:: MATERIAL PROVIDED ::
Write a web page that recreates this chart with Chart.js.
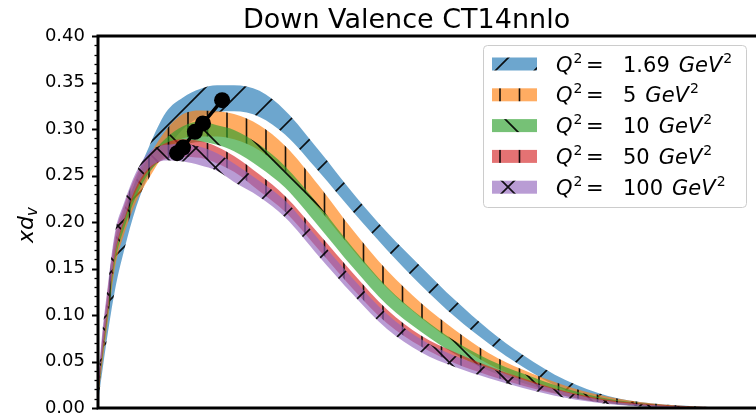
<!DOCTYPE html>
<html>
<head>
<meta charset="utf-8">
<script src="https://cdn.jsdelivr.net/npm/chart.js@4.4.0/dist/chart.umd.min.js"></script>
<style>
  html, body { margin: 0; padding: 0; background: #fff; }
  body { width: 756px; height: 415px; overflow: hidden; position: relative; }
  #plot { position: absolute; left: 0; top: 0; }
</style>
</head>
<body>
<canvas id="plot" width="960" height="450"></canvas>
<script>
const FONT = '"DejaVu Sans", sans-serif';

// momentum fraction x shared by every band
const xGrid = [0.001, 0.005, 0.01, 0.02, 0.03, 0.045, 0.06, 0.08, 0.10, 0.12, 0.14, 0.16, 0.19,
  0.22, 0.26, 0.30, 0.34, 0.38, 0.42, 0.46, 0.50, 0.55, 0.60, 0.65, 0.70, 0.75, 0.80];

const q2Labels = ['1.69', '5', '10', '50', '100'];

// x*d_v error bands, upper and lower edge per Q^2
const upper169 = [0.030, 0.060, 0.097, 0.161, 0.200, 0.247, 0.281, 0.318, 0.334, 0.343, 0.347, 0.347, 0.341,
  0.320, 0.277, 0.231, 0.189, 0.152, 0.116, 0.084, 0.057, 0.030, 0.013, 0.005, 0.002, 0.0004, 0];
const lower169 = [0.013, 0.039, 0.071, 0.127, 0.167, 0.216, 0.251, 0.277, 0.300, 0.313, 0.318, 0.319, 0.313,
  0.294, 0.254, 0.211, 0.170, 0.132, 0.098, 0.069, 0.044, 0.019, 0.006, 0.0013, 0, 0, 0];

const upper5 = [0.032, 0.067, 0.105, 0.173, 0.205, 0.241, 0.270, 0.299, 0.316, 0.320, 0.319, 0.316, 0.304,
  0.282, 0.239, 0.191, 0.148, 0.113, 0.084, 0.059, 0.041, 0.024, 0.012, 0.005, 0.0016, 0.0004, 0];
const lower5 = [0.017, 0.047, 0.082, 0.151, 0.185, 0.222, 0.247, 0.275, 0.290, 0.292, 0.292, 0.289, 0.277,
  0.255, 0.214, 0.170, 0.129, 0.097, 0.070, 0.047, 0.031, 0.016, 0.007, 0.002, 0, 0, 0];

const upper10 = [0.034, 0.071, 0.111, 0.178, 0.211, 0.245, 0.269, 0.290, 0.303, 0.308, 0.304, 0.299, 0.283,
  0.260, 0.218, 0.172, 0.130, 0.098, 0.072, 0.052, 0.037, 0.021, 0.010, 0.0043, 0.0013, 0.0003, 0];
const lower10 = [0.019, 0.052, 0.087, 0.157, 0.191, 0.228, 0.253, 0.271, 0.282, 0.286, 0.283, 0.276, 0.259,
  0.237, 0.195, 0.151, 0.111, 0.082, 0.058, 0.040, 0.027, 0.013, 0.005, 0.001, 0, 0, 0];

const upper50 = [0.035, 0.075, 0.116, 0.185, 0.216, 0.251, 0.272, 0.285, 0.289, 0.287, 0.281, 0.271, 0.251,
  0.228, 0.187, 0.145, 0.106, 0.078, 0.060, 0.045, 0.032, 0.018, 0.009, 0.0043, 0.0016, 0.0005, 0];
const lower50 = [0.0215, 0.056, 0.092, 0.163, 0.198, 0.234, 0.256, 0.268, 0.270, 0.269, 0.263, 0.254, 0.233,
  0.211, 0.170, 0.128, 0.091, 0.066, 0.048, 0.035, 0.024, 0.013, 0.005, 0.002, 0, 0, 0];

const upper100 = [0.040, 0.081, 0.120, 0.189, 0.219, 0.254, 0.275, 0.283, 0.284, 0.281, 0.274, 0.263, 0.244,
  0.223, 0.181, 0.139, 0.101, 0.074, 0.056, 0.043, 0.030, 0.017, 0.0075, 0.0032, 0.001, 0.0003, 0];
const lower100 = [0.024, 0.059, 0.097, 0.167, 0.201, 0.238, 0.258, 0.266, 0.265, 0.261, 0.255, 0.243, 0.227,
  0.205, 0.163, 0.122, 0.085, 0.060, 0.044, 0.032, 0.0215, 0.011, 0.0043, 0.001, 0, 0, 0];

// position of each band's maximum, joined by the black line
const peakX = [0.146, 0.1235, 0.114, 0.100, 0.093];
const peakY = [0.331, 0.306, 0.297, 0.280, 0.274];

const bandColors = ['rgba(31,119,180,0.65)', 'rgba(255,127,14,0.65)', 'rgba(44,160,44,0.65)',
  'rgba(214,39,40,0.65)', 'rgba(148,103,189,0.65)'];
const hatches = ['/', '|', '\\', '|', 'x'];

// colour fill with sparse black hatching on top; offsets set where the strokes fall
function hatchPattern(color, kind) {
  const s = 39;
  const c = document.createElement('canvas');
  c.width = s; c.height = s;
  const g = c.getContext('2d');
  g.fillStyle = color;
  g.fillRect(0, 0, s, s);
  g.strokeStyle = 'rgba(0,0,0,0.9)';
  g.lineWidth = 1.6;
  g.beginPath();
  const rising = off => {
    for (const k of [off - s, off, off + s]) { g.moveTo(k + 3, -3); g.lineTo(k - s - 3, s + 3); }
  };
  const falling = off => {
    for (const k of [off - s, off, off + s]) { g.moveTo(k - 3, -3); g.lineTo(k + s + 3, s + 3); }
  };
  if (kind === '/') rising(20);
  if (kind === '\\') falling(35);
  if (kind === 'x') { rising(32); falling(9); }
  if (kind === '|') {
    for (const k of [12.5, 32]) { g.moveTo(k, 0); g.lineTo(k, s); }
  }
  g.stroke();
  return g.createPattern(c, 'repeat');
}

const ctx = document.getElementById('plot').getContext('2d');
const patterns = bandColors.map((c, i) => hatchPattern(c, hatches[i]));
const bands = [[upper169, lower169], [upper5, lower5], [upper10, lower10], [upper50, lower50], [upper100, lower100]];
const toPts = arr => xGrid.map((x, i) => ({ x, y: arr[i] }));

const datasets = [{
  data: peakX.map((x, i) => ({ x, y: peakY[i] })),
  borderColor: '#000',
  borderWidth: 3.5,
  pointRadius: 8,
  pointBackgroundColor: '#000',
  pointBorderWidth: 0,
  fill: false,
  order: 0
}];
bands.forEach(([up, lo], i) => {
  const order = 10 - i;
  datasets.push({ data: toPts(up), borderColor: 'rgba(0,0,0,0)', borderWidth: 0, pointRadius: 0,
    fill: false, order, cubicInterpolationMode: 'monotone' });
  datasets.push({ data: toPts(lo), borderColor: 'rgba(0,0,0,0)', borderWidth: 0, pointRadius: 0,
    fill: '-1', backgroundColor: patterns[i], order, cubicInterpolationMode: 'monotone' });
});

function sup(c, text, x, base) {
  c.font = '14px ' + FONT;
  c.fillText(text, x, base - 9);
  return x + c.measureText(text).width;
}

function legendLabel(c, x, base, value) {
  c.font = 'italic 21px ' + FONT;
  c.fillText('Q', x, base);
  sup(c, '2', x + c.measureText('Q').width + 1, base);
  c.font = '21px ' + FONT;
  c.fillText('=', x + 30, base);
  c.fillText(value, x + 67, base);
  let cx = x + 67 + c.measureText(value).width + 9;
  c.font = 'italic 21px ' + FONT;
  c.fillText('GeV', cx, base);
  cx += c.measureText('GeV').width + 1;
  sup(c, '2', cx, base);
}

const decorations = {
  id: 'decorations',
  afterDraw(chart) {
    const c = chart.ctx;
    const a = chart.chartArea;
    const y = chart.scales.y;
    c.save();
    c.strokeStyle = '#000';
    c.fillStyle = '#000';

    // outward ticks on the left spine
    y.ticks.forEach(t => {
      const py = Math.round(y.getPixelForValue(t.value)) + 0.5;
      const major = t.label !== '';
      c.lineWidth = major ? 2 : 1.3;
      c.beginPath();
      c.moveTo(a.left, py);
      c.lineTo(a.left - (major ? 6 : 3.5), py);
      c.stroke();
    });

    c.lineWidth = 3;
    c.strokeRect(a.left, a.top, a.right - a.left, a.bottom - a.top);

    // title
    c.font = '27px ' + FONT;
    c.textAlign = 'left';
    c.textBaseline = 'alphabetic';
    c.fillText('Down Valence CT14nnlo', 243, 28);

    // y axis label x d_v
    c.save();
    c.translate(33, 225);
    c.rotate(-Math.PI / 2);
    c.font = 'italic 22px ' + FONT;
    const w1 = c.measureText('xd').width;
    c.font = 'italic 15px ' + FONT;
    const w2 = c.measureText('v').width;
    const x0 = -(w1 + w2) / 2;
    c.font = 'italic 22px ' + FONT;
    c.fillText('xd', x0, 0);
    c.font = 'italic 15px ' + FONT;
    c.fillText('v', x0 + w1, 4);
    c.restore();

    // legend
    c.beginPath();
    c.roundRect(483.5, 45.5, 263, 162, 4);
    c.fillStyle = 'rgba(255,255,255,0.8)';
    c.fill();
    c.strokeStyle = '#cccccc';
    c.lineWidth = 1;
    c.stroke();
    q2Labels.forEach((q, i) => {
      const cy = 64 + i * 30.8;
      c.fillStyle = patterns[i];
      c.fillRect(492, cy - 6.5, 45, 13);
      c.fillStyle = '#000';
      legendLabel(c, 556, cy + 7.5, q);
    });
    c.restore();
  }
};

new Chart(ctx, {
  type: 'line',
  data: { datasets },
  options: {
    responsive: false,
    animation: false,
    events: [],
    layout: { padding: { top: 36, right: 12, bottom: 42, left: 0 } },
    plugins: { legend: { display: false }, tooltip: { enabled: false } },
    scales: {
      x: { type: 'linear', min: 0, max: 1, display: false },
      y: {
        min: 0,
        max: 0.4,
        afterFit: s => { s.width = 98; },
        grid: { display: false, drawTicks: false },
        border: { display: false },
        ticks: {
          stepSize: 0.01,
          autoSkip: false,
          padding: 13,
          color: '#000',
          font: { family: FONT, size: 18 },
          callback: v => (Math.round(v * 100) % 5 === 0 ? v.toFixed(2) : '')
        }
      }
    }
  },
  plugins: [decorations]
});
</script>
</body>
</html>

:: INSTRUCTIONS FOR THE TASK ::
Repeat the listing above exactly from its first line to the line containing "0.0013, 0, 0, 0];", both included, and omit the pictures.

:: OUTPUT ::
Write a web page that recreates this chart with Chart.js.
<!DOCTYPE html>
<html>
<head>
<meta charset="utf-8">
<script src="https://cdn.jsdelivr.net/npm/chart.js@4.4.0/dist/chart.umd.min.js"></script>
<style>
  html, body { margin: 0; padding: 0; background: #fff; }
  body { width: 756px; height: 415px; overflow: hidden; position: relative; }
  #plot { position: absolute; left: 0; top: 0; }
</style>
</head>
<body>
<canvas id="plot" width="960" height="450"></canvas>
<script>
const FONT = '"DejaVu Sans", sans-serif';

// momentum fraction x shared by every band
const xGrid = [0.001, 0.005, 0.01, 0.02, 0.03, 0.045, 0.06, 0.08, 0.10, 0.12, 0.14, 0.16, 0.19,
  0.22, 0.26, 0.30, 0.34, 0.38, 0.42, 0.46, 0.50, 0.55, 0.60, 0.65, 0.70, 0.75, 0.80];

const q2Labels = ['1.69', '5', '10', '50', '100'];

// x*d_v error bands, upper and lower edge per Q^2
const upper169 = [0.030, 0.060, 0.097, 0.161, 0.200, 0.247, 0.281, 0.318, 0.334, 0.343, 0.347, 0.347, 0.341,
  0.320, 0.277, 0.231, 0.189, 0.152, 0.116, 0.084, 0.057, 0.030, 0.013, 0.005, 0.002, 0.0004, 0];
const lower169 = [0.013, 0.039, 0.071, 0.127, 0.167, 0.216, 0.251, 0.277, 0.300, 0.313, 0.318, 0.319, 0.313,
  0.294, 0.254, 0.211, 0.170, 0.132, 0.098, 0.069, 0.044, 0.019, 0.006, 0.0013, 0, 0, 0];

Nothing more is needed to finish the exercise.